Exercise directions: Repeat the records word for word, excluding any picture.

Provided material:

=-=-=-=-=

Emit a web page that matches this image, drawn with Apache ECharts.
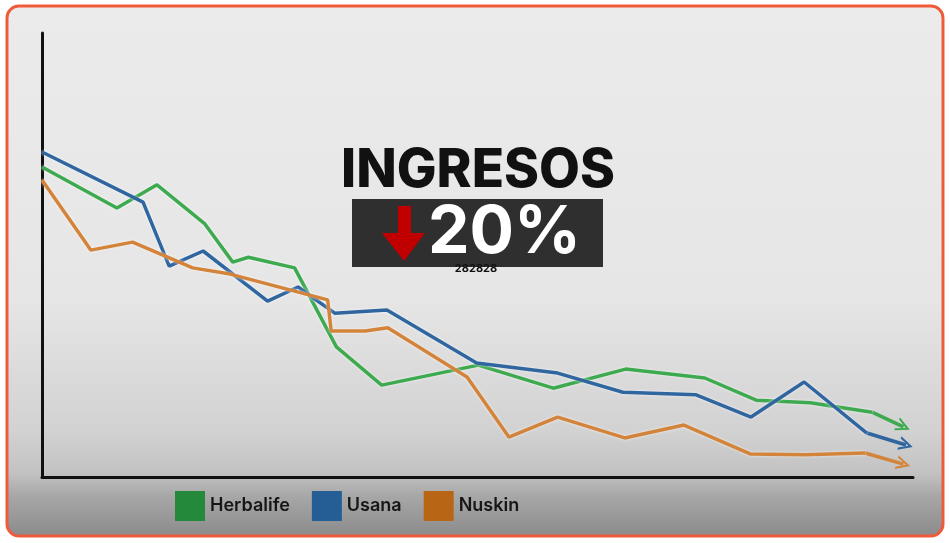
<!DOCTYPE html>
<html>
<head>
<meta charset="utf-8">
<script src="https://cdn.jsdelivr.net/npm/echarts@6/dist/echarts.min.js"></script>
<style>
  html, body { margin: 0; padding: 0; background: #fff; }
  #main { width: 950px; height: 543px; }
</style>
</head>
<body>
<div id="main"></div>
<script>
// valores (escala relativa 0-100)
var seriesNames = ['Herbalife', 'Usana', 'Nuskin'];

var herbalife = [
  [0, 69.8], [8.6, 60.6], [13.2, 65.8], [18.7, 57.0], [21.9, 48.4], [23.7, 49.5],
  [29.0, 47.1], [33.8, 29.3], [39.0, 20.7], [50.1, 25.2], [58.7, 20.0], [67.0, 24.3],
  [76.1, 22.3], [82.0, 17.3], [88.2, 16.7], [95.3, 14.6], [98.9, 11.3]
];
var usana = [
  [0, 73.2], [11.6, 61.9], [14.6, 47.5], [18.5, 50.9], [25.9, 39.6], [29.4, 42.8],
  [33.6, 36.9], [39.6, 37.6], [49.9, 25.7], [59.2, 23.4], [66.7, 19.1], [75.1, 18.5],
  [81.4, 13.5], [87.5, 21.4], [94.7, 9.9], [99.2, 7.2]
];
var nuskin = [
  [0, 66.9], [5.6, 51.1], [10.4, 52.9], [17.3, 47.1], [21.6, 45.7], [32.8, 39.9],
  [33.2, 32.9], [37.1, 32.9], [39.7, 33.6], [48.8, 22.5], [53.6, 9.0], [59.2, 13.5],
  [66.9, 8.8], [73.7, 11.7], [81.3, 5.2], [87.6, 5.0], [94.5, 5.4], [98.9, 2.9]
];

var lineColors = ['#3daa50', '#2f66a0', '#d4843a'];
var legendColors = ['#24893b', '#245e95', '#b86616'];

// punta de flecha abierta
var chevron = 'path://M0,10 L5,0 L10,10 L8.4,10 L5,3.2 L1.6,10 Z';

var chart = echarts.init(document.getElementById('main'));

function lastSegment(arr) {
  return [arr[arr.length - 2], arr[arr.length - 1]];
}

var allData = [herbalife, usana, nuskin];

var series = [];
allData.forEach(function (d, i) {
  series.push({
    name: seriesNames[i],
    type: 'line',
    data: d.slice(0, d.length - 1),
    showSymbol: false,
    z: 3 + i,
    lineStyle: {
      color: lineColors[i],
      width: 3.5,
      shadowColor: 'rgba(255,255,255,0.7)',
      shadowBlur: 3
    },
    itemStyle: { color: lineColors[i] }
  });
  // último tramo con flecha
  series.push({
    type: 'lines',
    coordinateSystem: 'cartesian2d',
    z: 3 + i,
    symbol: ['none', chevron],
    symbolSize: [17, 14],
    lineStyle: { color: lineColors[i], width: 3.5, opacity: 1, curveness: 0 },
    data: [{ coords: lastSegment(d) }]
  });
});

var option = {
  animation: false,
  graphic: [
    {
      type: 'rect',
      z: -10,
      shape: { x: 7, y: 6, width: 936, height: 530, r: 12 },
      style: {
        fill: {
          type: 'linear', x: 0, y: 0, x2: 0, y2: 1,
          colorStops: [
            { offset: 0, color: '#ebebeb' },
            { offset: 0.55, color: '#e6e6e6' },
            { offset: 0.8, color: '#d2d2d2' },
            { offset: 0.88, color: '#c2c2c2' },
            { offset: 0.92, color: '#a8a8a8' },
            { offset: 1, color: '#8a8a8a' }
          ]
        },
        stroke: '#ef5a3a',
        lineWidth: 3
      }
    },
    {
      type: 'text',
      z: 10,
      x: 478, y: 171,
      style: {
        text: 'INGRESOS',
        font: '800 53px Inter',
        fill: '#111',
        textAlign: 'center',
        textVerticalAlign: 'middle'
      }
    },
    {
      type: 'rect',
      z: 10,
      shape: { x: 352, y: 199, width: 251, height: 68 },
      style: { fill: '#2f2f2f' }
    },
    {
      type: 'polygon',
      z: 11,
      shape: {
        points: [[398, 206], [411, 206], [411, 233], [425, 233], [404, 261], [382, 233], [398, 233]]
      },
      style: { fill: '#c00000' }
    },
    {
      type: 'text',
      z: 11,
      x: 428, y: 233,
      style: {
        text: '20%',
        font: '700 66px Inter',
        fill: '#fff',
        textAlign: 'left',
        textVerticalAlign: 'middle'
      }
    },
    {
      type: 'text',
      z: 11,
      x: 476, y: 269,
      style: {
        text: '282828',
        font: 'bold 11px Inter',
        fill: '#111',
        textAlign: 'center',
        textVerticalAlign: 'middle'
      }
    }
  ],
  legend: {
    left: 170,
    top: 486,
    icon: 'rect',
    itemWidth: 30,
    itemHeight: 30,
    itemGap: 22,
    textStyle: {
      color: '#161616',
      fontFamily: 'Inter',
      fontWeight: 600,
      fontSize: 18
    },
    data: seriesNames.map(function (n, i) {
      return { name: n, itemStyle: { color: legendColors[i] } };
    })
  },
  grid: { left: 42, right: 37, top: 33, bottom: 66 },
  xAxis: {
    type: 'value',
    min: 0,
    max: 100,
    axisLine: { show: true, lineStyle: { color: '#111', width: 3 } },
    axisTick: { show: false },
    axisLabel: { show: false },
    splitLine: { show: false }
  },
  yAxis: {
    type: 'value',
    min: 0,
    max: 100,
    axisLine: { show: true, lineStyle: { color: '#111', width: 3 } },
    axisTick: { show: false },
    axisLabel: { show: false },
    splitLine: { show: false }
  },
  series: series
};

chart.setOption(option);
</script>
</body>
</html>
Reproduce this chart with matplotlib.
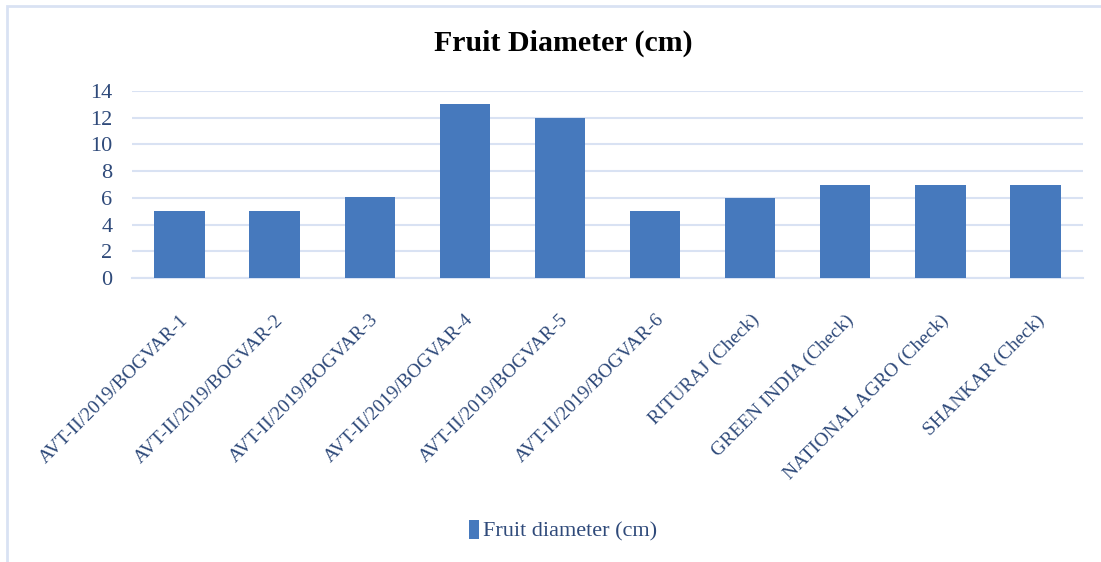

=-=-=-=-=

Result of this exercise:
Emit a web page that matches this image, drawn with Apache ECharts.
<!DOCTYPE html>
<html>
<head>
<meta charset="utf-8">
<script src="https://cdn.jsdelivr.net/npm/echarts@6/dist/echarts.min.js"></script>
<style>
  html, body { margin: 0; padding: 0; background: #fff; }
  #main { width: 950px; height: 543px; }
</style>
</head>
<body>
<div id="main"></div>
<script>
// valores (escala relativa 0-100)
var seriesNames = ['Herbalife', 'Usana', 'Nuskin'];

var herbalife = [
  [0, 69.8], [8.6, 60.6], [13.2, 65.8], [18.7, 57.0], [21.9, 48.4], [23.7, 49.5],
  [29.0, 47.1], [33.8, 29.3], [39.0, 20.7], [50.1, 25.2], [58.7, 20.0], [67.0, 24.3],
  [76.1, 22.3], [82.0, 17.3], [88.2, 16.7], [95.3, 14.6], [98.9, 11.3]
];
var usana = [
  [0, 73.2], [11.6, 61.9], [14.6, 47.5], [18.5, 50.9], [25.9, 39.6], [29.4, 42.8],
  [33.6, 36.9], [39.6, 37.6], [49.9, 25.7], [59.2, 23.4], [66.7, 19.1], [75.1, 18.5],
  [81.4, 13.5], [87.5, 21.4], [94.7, 9.9], [99.2, 7.2]
];
var nuskin = [
  [0, 66.9], [5.6, 51.1], [10.4, 52.9], [17.3, 47.1], [21.6, 45.7], [32.8, 39.9],
  [33.2, 32.9], [37.1, 32.9], [39.7, 33.6], [48.8, 22.5], [53.6, 9.0], [59.2, 13.5],
  [66.9, 8.8], [73.7, 11.7], [81.3, 5.2], [87.6, 5.0], [94.5, 5.4], [98.9, 2.9]
];

var lineColors = ['#3daa50', '#2f66a0', '#d4843a'];
var legendColors = ['#24893b', '#245e95', '#b86616'];

// punta de flecha abierta
var chevron = 'path://M0,10 L5,0 L10,10 L8.4,10 L5,3.2 L1.6,10 Z';

var chart = echarts.init(document.getElementById('main'));

function lastSegment(arr) {
  return [arr[arr.length - 2], arr[arr.length - 1]];
}

var allData = [herbalife, usana, nuskin];

var series = [];
allData.forEach(function (d, i) {
  series.push({
    name: seriesNames[i],
    type: 'line',
    data: d.slice(0, d.length - 1),
    showSymbol: false,
    z: 3 + i,
    lineStyle: {
      color: lineColors[i],
      width: 3.5,
      shadowColor: 'rgba(255,255,255,0.7)',
      shadowBlur: 3
    },
    itemStyle: { color: lineColors[i] }
  });
  // último tramo con flecha
  series.push({
    type: 'lines',
    coordinateSystem: 'cartesian2d',
    z: 3 + i,
    symbol: ['none', chevron],
    symbolSize: [17, 14],
    lineStyle: { color: lineColors[i], width: 3.5, opacity: 1, curveness: 0 },
    data: [{ coords: lastSegment(d) }]
  });
});

var option = {
  animation: false,
  graphic: [
    {
      type: 'rect',
      z: -10,
      shape: { x: 7, y: 6, width: 936, height: 530, r: 12 },
      style: {
        fill: {
          type: 'linear', x: 0, y: 0, x2: 0, y2: 1,
          colorStops: [
            { offset: 0, color: '#ebebeb' },
            { offset: 0.55, color: '#e6e6e6' },
            { offset: 0.8, color: '#d2d2d2' },
            { offset: 0.88, color: '#c2c2c2' },
            { offset: 0.92, color: '#a8a8a8' },
            { offset: 1, color: '#8a8a8a' }
          ]
        },
        stroke: '#ef5a3a',
        lineWidth: 3
      }
    },
    {
      type: 'text',
      z: 10,
      x: 478, y: 171,
      style: {
        text: 'INGRESOS',
        font: '800 53px Inter',
        fill: '#111',
        textAlign: 'center',
        textVerticalAlign: 'middle'
      }
    },
    {
      type: 'rect',
      z: 10,
      shape: { x: 352, y: 199, width: 251, height: 68 },
      style: { fill: '#2f2f2f' }
    },
    {
      type: 'polygon',
      z: 11,
      shape: {
        points: [[398, 206], [411, 206], [411, 233], [425, 233], [404, 261], [382, 233], [398, 233]]
      },
      style: { fill: '#c00000' }
    },
    {
      type: 'text',
      z: 11,
      x: 428, y: 233,
      style: {
        text: '20%',
        font: '700 66px Inter',
        fill: '#fff',
        textAlign: 'left',
        textVerticalAlign: 'middle'
      }
    },
    {
      type: 'text',
      z: 11,
      x: 476, y: 269,
      style: {
        text: '282828',
        font: 'bold 11px Inter',
        fill: '#111',
        textAlign: 'center',
        textVerticalAlign: 'middle'
      }
    }
  ],
  legend: {
    left: 170,
    top: 486,
    icon: 'rect',
    itemWidth: 30,
    itemHeight: 30,
    itemGap: 22,
    textStyle: {
      color: '#161616',
      fontFamily: 'Inter',
      fontWeight: 600,
      fontSize: 18
    },
    data: seriesNames.map(function (n, i) {
      return { name: n, itemStyle: { color: legendColors[i] } };
    })
  },
  grid: { left: 42, right: 37, top: 33, bottom: 66 },
  xAxis: {
    type: 'value',
    min: 0,
    max: 100,
    axisLine: { show: true, lineStyle: { color: '#111', width: 3 } },
    axisTick: { show: false },
    axisLabel: { show: false },
    splitLine: { show: false }
  },
  yAxis: {
    type: 'value',
    min: 0,
    max: 100,
    axisLine: { show: true, lineStyle: { color: '#111', width: 3 } },
    axisTick: { show: false },
    axisLabel: { show: false },
    splitLine: { show: false }
  },
  series: series
};

chart.setOption(option);
</script>
</body>
</html>
Reproduce this chart with matplotlib.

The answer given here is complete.